May 15, 2024 - Google I/O 2024, the annual developer conference, kicked off in the early hours of Beijing time with the unveiling of the sixth-generation TPU (Tensor Processing Unit) chip. Simultaneously, Google announced that the Android system would also step into the Gemini era.
Alphabet, Google's parent company, introduced Trillium to its lineup of artificial intelligence (AI) data center chips, boasting a speed increase of nearly 5 times compared to previous versions.
The introduction of Trillium by Alphabet signifies a concerted effort to build custom chips for AI data centers, presenting one of the few viable alternatives to challenge the market dominance of NVIDIA's top-tier processors. The close relationship between Google's Tensor Processing Unit (TPU) and software allows Google to capture a significant market share.
Currently, NVIDIA holds approximately 80% of the market share in AI data center chips, with the remaining 20% primarily consisting of various versions of Google's TPU. Google itself does not sell chips but rather rents access through its cloud computing platform.
Google stated that compared to TPU v5e, the sixth-generation Trillium chip's computational performance will increase by 4.7 times, aiming to support technologies ranging from large-scale text generation to other media. The energy efficiency of the Trillium processor is 67% higher than TPU v5e.

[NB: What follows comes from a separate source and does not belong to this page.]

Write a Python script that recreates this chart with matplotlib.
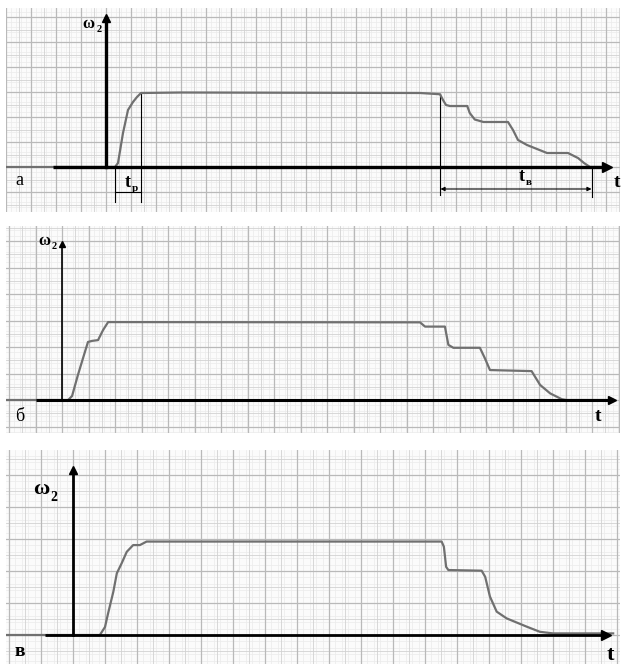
import numpy as np
import matplotlib
matplotlib.use("Agg")
import matplotlib.pyplot as plt

plt.rcParams['font.family'] = ['Liberation Serif', 'DejaVu Serif']

# Speed curves omega_2(t), in grid cells of each scanned sheet
# panel "а"
T_A = [-4.0, 0.36, 0.48, 0.68, 0.88, 1.08, 1.24, 1.40, 3.0, 12.56, 13.36, 13.48, 13.6,
       13.76, 14.45, 14.55, 14.75, 15.1, 16.08, 16.28, 16.48, 16.84, 17.64, 18.48, 18.88,
       19.12, 19.36, 19.96]
W_A = [0.0, 0.0, 0.16, 1.36, 2.28, 2.6, 2.8, 2.96, 2.98, 2.96, 2.91, 2.68, 2.48,
       2.44, 2.44, 2.16, 1.9, 1.8, 1.8, 1.48, 1.08, 0.88, 0.56, 0.56, 0.36,
       0.16, 0.0, 0.0]
# panel "б"
T_B = [-2.1, 0.23, 0.38, 0.6, 0.83, 0.98, 1.13, 1.36, 1.55, 1.74, 13.51, 13.70, 14.45,
       14.58, 14.77, 15.77, 15.96, 16.15, 17.72, 18.04, 18.42, 18.86, 19.04, 20.68]
W_B = [0.0, 0.0, 0.15, 0.94, 1.70, 2.19, 2.23, 2.26, 2.64, 2.94, 2.93, 2.77, 2.77,
       2.08, 1.97, 1.97, 1.57, 1.13, 1.09, 0.57, 0.25, 0.03, 0.0, 0.0]
# panel "в"
T_V = [-2.1, 0.84, 1.0, 1.10, 1.26, 1.37, 1.52, 1.68, 1.88, 2.09, 2.30, 11.52, 11.59,
       11.66, 11.73, 12.77, 12.88, 13.03, 13.24, 13.55, 14.18, 14.59, 15.0, 16.88]
W_V = [0.0, 0.0, 0.25, 0.69, 1.35, 1.93, 2.24, 2.60, 2.81, 2.81, 2.92, 2.92, 2.76,
       2.13, 2.03, 2.01, 1.82, 1.20, 0.73, 0.52, 0.26, 0.10, 0.05, 0.05]

PANEL_LABELS = ["а", "б", "в"]
Y_LABEL = "ω"
X_LABEL = "t"

PAPER = "#fbfbfb"
GRID_MAJOR = "#b9b9b9"
GRID_MID = "#d2d2d2"
GRID_MINOR = "#ebebeb"
CURVE = "#707070"

W_PX, H_PX = 623, 664
fig = plt.figure(figsize=(W_PX / 100, H_PX / 100), dpi=100, facecolor="white")


def make_axes(left, top, right, bottom, ox, oy, unit):
    # pixel box -> axes, data origin at (ox, oy) px, one grid cell = unit px
    ax = fig.add_axes([left / W_PX, 1 - bottom / H_PX,
                       (right - left) / W_PX, (bottom - top) / H_PX])
    ax.set_facecolor(PAPER)
    ax.set_xlim((left - ox) / unit, (right - ox) / unit)
    ax.set_ylim((oy - bottom) / unit, (oy - top) / unit)
    x0, x1 = ax.get_xlim()
    y0, y1 = ax.get_ylim()
    # millimetre paper: fine lines, half-cell lines, cell lines
    for v in np.arange(np.ceil(x0 * 5) / 5, x1, 0.2):
        ax.axvline(v, color=GRID_MINOR, lw=0.5, zorder=0)
    for v in np.arange(np.ceil(y0 * 5) / 5, y1, 0.2):
        ax.axhline(v, color=GRID_MINOR, lw=0.5, zorder=0)
    for v in np.arange(np.ceil(x0 * 2) / 2, x1, 0.5):
        ax.axvline(v, color=GRID_MID, lw=0.6, zorder=0)
    for v in np.arange(np.ceil(y0 * 2) / 2, y1, 0.5):
        ax.axhline(v, color=GRID_MID, lw=0.6, zorder=0)
    for v in np.arange(np.ceil(x0), x1, 1.0):
        ax.axvline(v, color=GRID_MAJOR, lw=0.9, zorder=0)
    for v in np.arange(np.ceil(y0), y1, 1.0):
        ax.axhline(v, color=GRID_MAJOR, lw=0.9, zorder=0)
    ax.set_xticks([])
    ax.set_yticks([])
    for s in ax.spines.values():
        s.set_visible(False)
    return ax


def axes_lines(ax, x_from, x_to, y_top, lw_x, lw_y, ms=7):
    ax.plot([x_from, x_to], [0, 0], color="black", lw=lw_x, solid_capstyle="butt", zorder=4)
    ax.plot([x_to], [0], marker=">", color="black", ms=ms, zorder=4)
    ax.plot([0, 0], [0, y_top], color="black", lw=lw_y, zorder=4)
    ax.plot([0], [y_top], marker="^", color="black", ms=ms * 0.8, zorder=4)


def sub_text(ax, x, y, main, sub, size):
    t = ax.text(x, y, main, fontsize=size, fontweight="bold", ha="right", va="center")
    ax.annotate(sub, xy=(x, y), xytext=(1.0, -size * 0.35), textcoords="offset points",
                fontsize=size * 0.62, fontweight="bold", ha="left", va="center")
    return t


# ---------------- panel а ----------------
ax = make_axes(6, 8, 620, 212, 106, 167, 25.0)
ax.plot(T_A, W_A, color=CURVE, lw=1.6, zorder=3)
axes_lines(ax, -2.12, 20.05, 5.96, 2.4, 2.4)
# start-up time t_p
ax.plot([0.36, 0.36], [0, -1.4], color="black", lw=0.8)
ax.plot([1.40, 1.40], [2.96, -1.4], color="black", lw=0.8)
ax.plot([0.36, 1.40], [-1.0, -1.0], color="black", lw=0.8)
sub_text(ax, 0.98, -0.62, "t", "р", 13)
# run-down time t_в
ax.plot([13.36, 13.36], [2.92, -1.12], color="black", lw=0.8)
ax.plot([19.44, 19.44], [0, -1.2], color="black", lw=0.8)
ax.annotate("", xy=(19.42, -0.88), xytext=(13.38, -0.88),
            arrowprops=dict(arrowstyle="<|-|>", lw=0.8, color="black", mutation_scale=6,
                            shrinkA=0, shrinkB=0))
sub_text(ax, 16.75, -0.38, "t", "в", 13)
sub_text(ax, -0.45, 5.72, Y_LABEL, "2", 12)
ax.text(20.45, -0.62, X_LABEL, fontsize=14, fontweight="bold", ha="center", va="center")
ax.text(-3.45, -0.55, PANEL_LABELS[0], fontsize=13, ha="center", va="center")

# ---------------- panel б ----------------
ax = make_axes(6, 226, 620, 433, 62, 400, 26.5)
ax.plot(T_B, W_B, color=CURVE, lw=1.6, zorder=3)
axes_lines(ax, -0.98, 20.75, 5.9, 2.2, 1.2, ms=6)
sub_text(ax, -0.45, 6.0, Y_LABEL, "2", 12)
ax.text(20.23, -0.64, X_LABEL, fontsize=14, fontweight="bold", ha="center", va="center")
ax.text(-1.6, -0.64, PANEL_LABELS[1], fontsize=13, ha="center", va="center")

# ---------------- panel в ----------------
ax = make_axes(6, 450, 620, 664, 73, 635, 32.0)
ax.plot(T_V, W_V, color=CURVE, lw=1.6, zorder=3)
axes_lines(ax, -0.88, 16.65, 5.15, 2.0, 2.0)
sub_text(ax, -0.75, 4.55, Y_LABEL, "2", 16)
ax.text(16.78, -0.62, X_LABEL, fontsize=16, fontweight="bold", ha="center", va="center")
ax.text(-1.66, -0.52, PANEL_LABELS[2], fontsize=14, fontweight="bold", ha="center", va="center")

fig.savefig("out.png", dpi=100, facecolor="white")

Moreover, Trillium is equipped with the third-generation SparseCore, a dedicated accelerator for handling large embeddings, used for advanced ranking and recommendation workloads.
Trillium can scale up to 256 TPUs within a single high-bandwidth, low-latency Pod. In addition to pod-level scalability, Trillium, with Multislice technology and Titanium Intelligence Processing Unit, can scale to hundreds of pods.
Trillium will assist Google in training next-generation foundational models faster, providing model services with shorter latency and lower costs.
Google announced that the new chip will be available to cloud customers by the end of 2024.